_Problem to work on_
Transcribe the material in full. Nothing should differ except that the pictures are left out.

_Dataset excerpt_
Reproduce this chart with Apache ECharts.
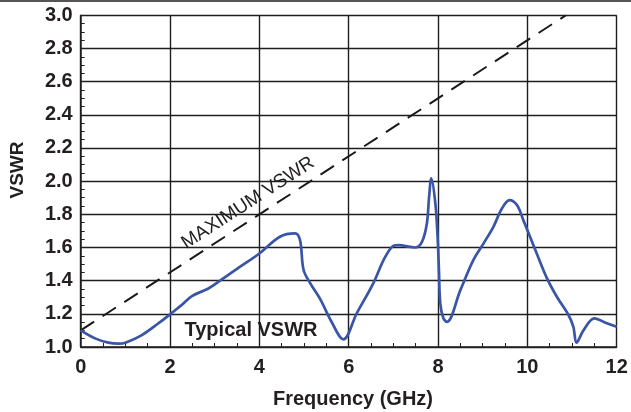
<!DOCTYPE html>
<html>
<head>
<meta charset="utf-8">
<script src="https://cdn.jsdelivr.net/npm/echarts@6/dist/echarts.min.js"></script>
<style>
html,body{margin:0;padding:0;background:#fff;}
#c{width:631px;height:412px;}
</style>
</head>
<body>
<div id="c"></div>
<script>
var freq = [0, 0.32, 0.62, 0.85, 1.0, 1.37, 1.74, 2.0, 2.26, 2.49, 2.86, 3.12, 3.57, 4.0, 4.46, 4.8, 4.91, 4.99, 5.14, 5.36, 5.6, 5.88, 6.18, 6.55, 6.78, 6.97, 7.11, 7.49, 7.64, 7.75, 7.80, 7.85, 7.94, 7.99, 8.02, 8.05, 8.12, 8.2, 8.5, 8.79, 9.02, 9.24, 9.43, 9.6, 9.77, 9.91, 10.21, 10.44, 10.66, 10.92, 11.03, 11.1, 11.26, 11.5, 11.78, 12.0];
var vswr = [1.10, 1.052, 1.026, 1.02, 1.026, 1.072, 1.143, 1.197, 1.253, 1.307, 1.353, 1.40, 1.484, 1.564, 1.665, 1.685, 1.645, 1.464, 1.384, 1.29, 1.16, 1.046, 1.203, 1.384, 1.524, 1.604, 1.614, 1.60, 1.634, 1.745, 1.905, 2.017, 1.866, 1.665, 1.464, 1.263, 1.173, 1.152, 1.343, 1.524, 1.625, 1.725, 1.835, 1.886, 1.855, 1.765, 1.564, 1.414, 1.303, 1.193, 1.122, 1.026, 1.102, 1.173, 1.143, 1.122];
var maxFreq = [0, 10.86];
var maxVswr = [1.1, 3.0];
var xTicks = ['0','2','4','6','8','10','12'];
var yTicks = ['1.0','1.2','1.4','1.6','1.8','2.0','2.2','2.4','2.6','2.8','3.0'];

var typical = freq.map(function(f, i){ return [f, vswr[i]]; });
var maxLine = maxFreq.map(function(f, i){ return [f, maxVswr[i]]; });
var FONT = '"Liberation Sans", Arial, sans-serif';
var INK = '#231f20';

var chart = echarts.init(document.getElementById('c'), null, {renderer:'canvas'});
chart.setOption({
  animation: false,
  grid: {left: 80.7, right: 14.3, top: 15.3, bottom: 65, containLabel: false},
  xAxis: {
    type: 'value', min: 0, max: 12, interval: 2,
    axisLine: {show: true, lineStyle: {color: INK, width: 1.5}},
    axisTick: {show: true, inside: true, length: 4, lineStyle: {color: INK}},
    minorTick: {show: true, splitNumber: 4, length: 4, lineStyle: {color: INK, width: 1}},
    splitLine: {show: true, lineStyle: {color: '#1e1e1e', width: 1.4}},
    axisLabel: {
      margin: 10, color: INK, fontSize: 20, fontWeight: 'bold', fontFamily: FONT,
      formatter: function(v){ return xTicks[Math.round(v/2)]; }
    }
  },
  yAxis: {
    type: 'value', min: 1.0, max: 3.0, interval: 0.2,
    axisLine: {show: true, lineStyle: {color: INK, width: 1.5}},
    axisTick: {show: true, inside: true, length: 4, lineStyle: {color: INK}},
    minorTick: {show: true, splitNumber: 4, length: 4, lineStyle: {color: INK, width: 1}},
    splitLine: {show: true, lineStyle: {color: '#1e1e1e', width: 1.4}},
    axisLabel: {
      margin: 8, color: INK, fontSize: 20, fontWeight: 'bold', fontFamily: FONT,
      formatter: function(v){ return yTicks[Math.round((v-1)/0.2)]; }
    }
  },
  series: [
    {
      type: 'line', data: maxLine, symbol: 'none', silent: true,
      lineStyle: {color: '#1a1a1a', width: 2, type: [16, 10]}
    },
    {
      type: 'line', data: typical, symbol: 'none', smooth: 0.35, silent: true,
      lineStyle: {color: '#3a55a6', width: 2.7}
    }
  ],
  graphic: [
    {type: 'rect', left: 0, top: 0, shape: {width: 631, height: 2}, style: {fill: '#555'}},
    {type: 'text', x: 18, y: 170, rotation: Math.PI/2, style: {text: 'VSWR', fill: INK, font: 'bold 19px ' + FONT, align: 'center', verticalAlign: 'middle'}},
    {type: 'text', x: 353, y: 399, style: {text: 'Frequency (GHz)', fill: INK, font: 'bold 20px ' + FONT, align: 'center', verticalAlign: 'middle'}},
    {type: 'text', x: 251, y: 330, style: {text: 'Typical VSWR', fill: INK, font: 'bold 20px ' + FONT, align: 'center', verticalAlign: 'middle'}},
    {type: 'text', x: 248, y: 203, rotation: 33*Math.PI/180, style: {text: 'MAXIMUM VSWR', fill: INK, font: '19px ' + FONT, align: 'center', verticalAlign: 'middle'}}
  ]
});
</script>
</body>
</html>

_Answer to this problem_
Reproduce this chart with Apache ECharts.
<!DOCTYPE html>
<html>
<head>
<meta charset="utf-8">
<script src="https://cdn.jsdelivr.net/npm/echarts@6/dist/echarts.min.js"></script>
<style>
html,body{margin:0;padding:0;background:#fff;}
#c{width:631px;height:412px;}
</style>
</head>
<body>
<div id="c"></div>
<script>
var freq = [0, 0.32, 0.62, 0.85, 1.0, 1.37, 1.74, 2.0, 2.26, 2.49, 2.86, 3.12, 3.57, 4.0, 4.46, 4.8, 4.91, 4.99, 5.14, 5.36, 5.6, 5.88, 6.18, 6.55, 6.78, 6.97, 7.11, 7.49, 7.64, 7.75, 7.80, 7.85, 7.94, 7.99, 8.02, 8.05, 8.12, 8.2, 8.5, 8.79, 9.02, 9.24, 9.43, 9.6, 9.77, 9.91, 10.21, 10.44, 10.66, 10.92, 11.03, 11.1, 11.26, 11.5, 11.78, 12.0];
var vswr = [1.10, 1.052, 1.026, 1.02, 1.026, 1.072, 1.143, 1.197, 1.253, 1.307, 1.353, 1.40, 1.484, 1.564, 1.665, 1.685, 1.645, 1.464, 1.384, 1.29, 1.16, 1.046, 1.203, 1.384, 1.524, 1.604, 1.614, 1.60, 1.634, 1.745, 1.905, 2.017, 1.866, 1.665, 1.464, 1.263, 1.173, 1.152, 1.343, 1.524, 1.625, 1.725, 1.835, 1.886, 1.855, 1.765, 1.564, 1.414, 1.303, 1.193, 1.122, 1.026, 1.102, 1.173, 1.143, 1.122];
var maxFreq = [0, 10.86];
var maxVswr = [1.1, 3.0];
var xTicks = ['0','2','4','6','8','10','12'];
var yTicks = ['1.0','1.2','1.4','1.6','1.8','2.0','2.2','2.4','2.6','2.8','3.0'];

var typical = freq.map(function(f, i){ return [f, vswr[i]]; });
var maxLine = maxFreq.map(function(f, i){ return [f, maxVswr[i]]; });
var FONT = '"Liberation Sans", Arial, sans-serif';
var INK = '#231f20';

var chart = echarts.init(document.getElementById('c'), null, {renderer:'canvas'});
chart.setOption({
  animation: false,
  grid: {left: 80.7, right: 14.3, top: 15.3, bottom: 65, containLabel: false},
  xAxis: {
    type: 'value', min: 0, max: 12, interval: 2,
    axisLine: {show: true, lineStyle: {color: INK, width: 1.5}},
    axisTick: {show: true, inside: true, length: 4, lineStyle: {color: INK}},
    minorTick: {show: true, splitNumber: 4, length: 4, lineStyle: {color: INK, width: 1}},
    splitLine: {show: true, lineStyle: {color: '#1e1e1e', width: 1.4}},
    axisLabel: {
      margin: 10, color: INK, fontSize: 20, fontWeight: 'bold', fontFamily: FONT,
      formatter: function(v){ return xTicks[Math.round(v/2)]; }
    }
  },
  yAxis: {
    type: 'value', min: 1.0, max: 3.0, interval: 0.2,
    axisLine: {show: true, lineStyle: {color: INK, width: 1.5}},
    axisTick: {show: true, inside: true, length: 4, lineStyle: {color: INK}},
    minorTick: {show: true, splitNumber: 4, length: 4, lineStyle: {color: INK, width: 1}},
    splitLine: {show: true, lineStyle: {color: '#1e1e1e', width: 1.4}},
    axisLabel: {
      margin: 8, color: INK, fontSize: 20, fontWeight: 'bold', fontFamily: FONT,
      formatter: function(v){ return yTicks[Math.round((v-1)/0.2)]; }
    }
  },
  series: [
    {
      type: 'line', data: maxLine, symbol: 'none', silent: true,
      lineStyle: {color: '#1a1a1a', width: 2, type: [16, 10]}
    },
    {
      type: 'line', data: typical, symbol: 'none', smooth: 0.35, silent: true,
      lineStyle: {color: '#3a55a6', width: 2.7}
    }
  ],
  graphic: [
    {type: 'rect', left: 0, top: 0, shape: {width: 631, height: 2}, style: {fill: '#555'}},
    {type: 'text', x: 18, y: 170, rotation: Math.PI/2, style: {text: 'VSWR', fill: INK, font: 'bold 19px ' + FONT, align: 'center', verticalAlign: 'middle'}},
    {type: 'text', x: 353, y: 399, style: {text: 'Frequency (GHz)', fill: INK, font: 'bold 20px ' + FONT, align: 'center', verticalAlign: 'middle'}},
    {type: 'text', x: 251, y: 330, style: {text: 'Typical VSWR', fill: INK, font: 'bold 20px ' + FONT, align: 'center', verticalAlign: 'middle'}},
    {type: 'text', x: 248, y: 203, rotation: 33*Math.PI/180, style: {text: 'MAXIMUM VSWR', fill: INK, font: '19px ' + FONT, align: 'center', verticalAlign: 'middle'}}
  ]
});
</script>
</body>
</html>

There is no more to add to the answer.